The end grain of a large oak shows two distinct colors in the wood. The outer inch or so (just below the bark) is the sapwood. This material is the part of the tree that conducts the sap. It is more prone to decay and infestation, and is considered weaker than the darker-colored “heartwood.” In oaks, the greater proportion of the tree’s diameter is taken up with the heartwood. A young sapling is all sapwood, but over time as the tree grows, there is a transition in which the inner layers of sapwood undergo a chemical change into heartwood. For our purposes, the principal difference between sapwood and heartwood is the greater resistance to decay that heartwood exhibits. In woods such as ash or maple, most of the usable stock is sapwood. In the oaks, the sapwood is generally discarded, and the heartwood is the stuff of choice.
When splitting out oak stock for furniture work, the radial face is the best one to use for a number of reasons. The primary benefit is the dimensional stability of boards oriented this way. In a straight-grained example, there is little shrinkage across this radial face, thus little to no distortion, either. Another feature of this radial plane is the ease of working it – the wood cuts more easily on this face than on the adjacent tangential face. So the carved work is always done on the radial face. Mouldings are often cut in this plane, also. When using riven oak, the stock is usually oriented so the radial faces compose the front of the piece.

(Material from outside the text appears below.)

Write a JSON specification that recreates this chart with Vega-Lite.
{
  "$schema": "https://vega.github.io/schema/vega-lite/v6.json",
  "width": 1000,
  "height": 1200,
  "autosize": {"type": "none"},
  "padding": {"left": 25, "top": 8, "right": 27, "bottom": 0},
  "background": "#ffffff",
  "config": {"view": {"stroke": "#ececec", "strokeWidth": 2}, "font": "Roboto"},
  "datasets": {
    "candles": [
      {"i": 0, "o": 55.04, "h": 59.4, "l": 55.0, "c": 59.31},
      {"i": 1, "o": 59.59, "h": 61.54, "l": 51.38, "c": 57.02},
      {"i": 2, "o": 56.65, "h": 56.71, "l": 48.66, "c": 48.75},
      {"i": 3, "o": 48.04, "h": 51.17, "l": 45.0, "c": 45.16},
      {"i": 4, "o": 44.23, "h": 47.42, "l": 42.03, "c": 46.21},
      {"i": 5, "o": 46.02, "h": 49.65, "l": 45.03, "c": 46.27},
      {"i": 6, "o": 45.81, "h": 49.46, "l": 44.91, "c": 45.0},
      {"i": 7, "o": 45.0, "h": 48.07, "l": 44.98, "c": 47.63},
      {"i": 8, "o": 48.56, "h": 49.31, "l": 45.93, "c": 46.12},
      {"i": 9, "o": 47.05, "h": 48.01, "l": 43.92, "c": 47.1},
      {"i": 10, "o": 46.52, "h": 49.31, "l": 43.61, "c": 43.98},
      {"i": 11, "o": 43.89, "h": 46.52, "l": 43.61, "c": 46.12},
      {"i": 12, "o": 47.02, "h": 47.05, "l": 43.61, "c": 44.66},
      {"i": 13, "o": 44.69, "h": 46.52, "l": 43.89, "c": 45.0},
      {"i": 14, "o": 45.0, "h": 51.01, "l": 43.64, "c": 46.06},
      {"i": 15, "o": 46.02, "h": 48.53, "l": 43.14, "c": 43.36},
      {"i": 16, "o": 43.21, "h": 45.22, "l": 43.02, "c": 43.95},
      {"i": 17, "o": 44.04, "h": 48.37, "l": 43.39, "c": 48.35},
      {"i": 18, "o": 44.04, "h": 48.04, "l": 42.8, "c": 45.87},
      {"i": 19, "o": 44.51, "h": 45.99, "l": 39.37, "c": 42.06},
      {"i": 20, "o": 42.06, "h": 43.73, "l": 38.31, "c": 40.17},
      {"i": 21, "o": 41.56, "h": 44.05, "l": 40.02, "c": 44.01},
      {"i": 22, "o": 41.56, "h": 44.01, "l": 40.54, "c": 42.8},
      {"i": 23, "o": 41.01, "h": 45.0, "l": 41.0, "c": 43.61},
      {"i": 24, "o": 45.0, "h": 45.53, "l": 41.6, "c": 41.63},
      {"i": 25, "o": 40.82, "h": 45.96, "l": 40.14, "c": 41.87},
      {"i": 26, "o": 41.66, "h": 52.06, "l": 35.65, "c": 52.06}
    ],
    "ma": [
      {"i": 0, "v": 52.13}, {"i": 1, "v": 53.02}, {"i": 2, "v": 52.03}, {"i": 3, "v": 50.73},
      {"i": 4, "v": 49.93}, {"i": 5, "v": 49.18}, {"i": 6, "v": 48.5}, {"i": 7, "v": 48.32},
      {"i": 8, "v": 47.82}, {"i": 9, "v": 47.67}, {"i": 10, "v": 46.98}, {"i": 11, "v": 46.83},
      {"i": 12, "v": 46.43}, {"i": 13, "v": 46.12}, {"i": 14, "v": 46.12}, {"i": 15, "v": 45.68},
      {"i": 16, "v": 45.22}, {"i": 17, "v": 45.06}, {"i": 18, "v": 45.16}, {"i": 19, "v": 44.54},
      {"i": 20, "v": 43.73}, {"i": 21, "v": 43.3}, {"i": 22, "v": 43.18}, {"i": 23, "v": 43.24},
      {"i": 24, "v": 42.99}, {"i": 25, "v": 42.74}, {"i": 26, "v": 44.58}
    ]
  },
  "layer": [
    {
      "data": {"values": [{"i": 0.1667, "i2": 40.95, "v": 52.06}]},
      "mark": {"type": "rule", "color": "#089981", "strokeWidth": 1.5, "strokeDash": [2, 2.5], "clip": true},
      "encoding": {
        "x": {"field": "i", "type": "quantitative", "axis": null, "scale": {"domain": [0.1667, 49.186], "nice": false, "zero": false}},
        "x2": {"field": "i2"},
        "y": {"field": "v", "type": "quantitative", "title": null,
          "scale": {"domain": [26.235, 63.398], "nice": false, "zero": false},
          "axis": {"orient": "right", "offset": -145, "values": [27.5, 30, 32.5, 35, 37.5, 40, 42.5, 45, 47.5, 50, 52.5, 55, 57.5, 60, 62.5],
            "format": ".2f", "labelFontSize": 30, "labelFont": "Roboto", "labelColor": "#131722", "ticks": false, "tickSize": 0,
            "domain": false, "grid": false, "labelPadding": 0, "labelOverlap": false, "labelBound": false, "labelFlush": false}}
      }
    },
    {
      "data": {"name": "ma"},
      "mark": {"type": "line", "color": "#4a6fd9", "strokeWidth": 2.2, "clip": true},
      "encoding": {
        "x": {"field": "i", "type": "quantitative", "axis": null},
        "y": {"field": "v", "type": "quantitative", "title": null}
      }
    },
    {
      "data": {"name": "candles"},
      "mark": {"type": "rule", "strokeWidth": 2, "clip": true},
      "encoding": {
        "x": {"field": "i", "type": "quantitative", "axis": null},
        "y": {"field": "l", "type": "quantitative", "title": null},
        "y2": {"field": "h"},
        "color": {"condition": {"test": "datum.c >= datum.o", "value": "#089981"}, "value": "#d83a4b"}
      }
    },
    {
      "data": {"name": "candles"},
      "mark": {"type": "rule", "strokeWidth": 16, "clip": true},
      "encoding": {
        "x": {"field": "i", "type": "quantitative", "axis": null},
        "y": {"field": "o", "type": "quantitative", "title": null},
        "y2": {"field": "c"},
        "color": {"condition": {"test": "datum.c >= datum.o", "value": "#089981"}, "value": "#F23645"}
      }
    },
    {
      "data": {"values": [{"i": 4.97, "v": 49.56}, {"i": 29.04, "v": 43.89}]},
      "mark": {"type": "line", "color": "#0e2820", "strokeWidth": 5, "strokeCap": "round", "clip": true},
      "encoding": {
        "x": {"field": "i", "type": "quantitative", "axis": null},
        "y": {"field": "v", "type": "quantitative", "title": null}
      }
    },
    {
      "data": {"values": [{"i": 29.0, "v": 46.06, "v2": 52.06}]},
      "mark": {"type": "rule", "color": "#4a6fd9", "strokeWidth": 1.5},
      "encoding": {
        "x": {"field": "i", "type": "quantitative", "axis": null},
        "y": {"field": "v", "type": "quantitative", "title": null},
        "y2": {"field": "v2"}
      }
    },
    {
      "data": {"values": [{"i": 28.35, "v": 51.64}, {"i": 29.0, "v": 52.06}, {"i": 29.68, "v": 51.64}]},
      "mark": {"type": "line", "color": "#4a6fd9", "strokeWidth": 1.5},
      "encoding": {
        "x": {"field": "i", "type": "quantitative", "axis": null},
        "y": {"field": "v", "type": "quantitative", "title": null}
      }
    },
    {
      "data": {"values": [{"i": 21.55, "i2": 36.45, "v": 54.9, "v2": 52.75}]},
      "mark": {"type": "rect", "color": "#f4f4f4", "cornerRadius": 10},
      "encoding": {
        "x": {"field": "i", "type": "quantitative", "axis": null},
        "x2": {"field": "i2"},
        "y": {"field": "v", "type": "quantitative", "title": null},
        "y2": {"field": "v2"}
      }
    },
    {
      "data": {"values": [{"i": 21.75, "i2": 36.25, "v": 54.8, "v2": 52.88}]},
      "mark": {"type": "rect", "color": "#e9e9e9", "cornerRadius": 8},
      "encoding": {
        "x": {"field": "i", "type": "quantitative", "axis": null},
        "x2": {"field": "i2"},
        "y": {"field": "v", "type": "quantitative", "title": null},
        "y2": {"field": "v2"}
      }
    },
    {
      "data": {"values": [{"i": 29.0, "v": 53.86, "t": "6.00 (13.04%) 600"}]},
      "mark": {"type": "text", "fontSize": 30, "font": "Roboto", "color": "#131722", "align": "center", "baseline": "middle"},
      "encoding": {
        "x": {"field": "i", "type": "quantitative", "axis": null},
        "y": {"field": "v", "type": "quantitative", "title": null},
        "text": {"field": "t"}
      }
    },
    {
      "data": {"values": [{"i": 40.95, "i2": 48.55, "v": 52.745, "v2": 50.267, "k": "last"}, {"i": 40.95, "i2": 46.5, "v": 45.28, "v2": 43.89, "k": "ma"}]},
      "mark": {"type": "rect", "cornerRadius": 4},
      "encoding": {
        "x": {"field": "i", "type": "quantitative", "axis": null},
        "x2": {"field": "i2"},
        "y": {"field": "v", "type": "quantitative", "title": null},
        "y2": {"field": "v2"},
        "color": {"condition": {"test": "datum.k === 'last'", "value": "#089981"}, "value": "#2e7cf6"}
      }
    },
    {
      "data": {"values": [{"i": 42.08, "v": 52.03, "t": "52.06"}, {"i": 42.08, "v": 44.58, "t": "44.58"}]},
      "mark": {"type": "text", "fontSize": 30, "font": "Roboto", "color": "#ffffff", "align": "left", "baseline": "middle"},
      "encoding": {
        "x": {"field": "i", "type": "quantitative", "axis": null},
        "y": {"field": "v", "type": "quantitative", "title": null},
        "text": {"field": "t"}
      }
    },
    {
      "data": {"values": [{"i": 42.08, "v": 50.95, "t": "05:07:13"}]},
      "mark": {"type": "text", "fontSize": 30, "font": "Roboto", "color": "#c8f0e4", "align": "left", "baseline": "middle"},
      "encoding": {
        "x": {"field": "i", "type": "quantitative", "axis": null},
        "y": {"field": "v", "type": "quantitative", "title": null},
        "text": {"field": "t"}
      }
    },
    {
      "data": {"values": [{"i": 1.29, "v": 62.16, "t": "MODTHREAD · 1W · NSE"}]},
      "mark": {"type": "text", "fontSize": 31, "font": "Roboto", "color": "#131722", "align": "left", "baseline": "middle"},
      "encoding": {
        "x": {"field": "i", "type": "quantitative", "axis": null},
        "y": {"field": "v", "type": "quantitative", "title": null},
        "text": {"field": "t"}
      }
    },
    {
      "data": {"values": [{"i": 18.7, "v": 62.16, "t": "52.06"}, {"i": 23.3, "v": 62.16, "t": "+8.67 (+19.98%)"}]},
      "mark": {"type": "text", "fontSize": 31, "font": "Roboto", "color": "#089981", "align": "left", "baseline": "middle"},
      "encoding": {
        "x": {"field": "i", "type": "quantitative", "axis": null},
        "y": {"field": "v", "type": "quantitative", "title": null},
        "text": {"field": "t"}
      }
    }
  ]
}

The material nearest the center of the log is called juvenile wood. Formed when the tree was a small sapling, this wood is often very fibrous and can include twisted grain. There is no clear distinction between where the juvenile wood leaves off and the workable heartwood picks up. Each log is different. If the innermost fibers appear straight-grained, you can try to keep as much of that stock as possible. One place where you might push your luck with the juvenile wood is when you are trying to split out the widest panel stock you can get. (I’ll cover that in detail when we get to splitting and working panels.)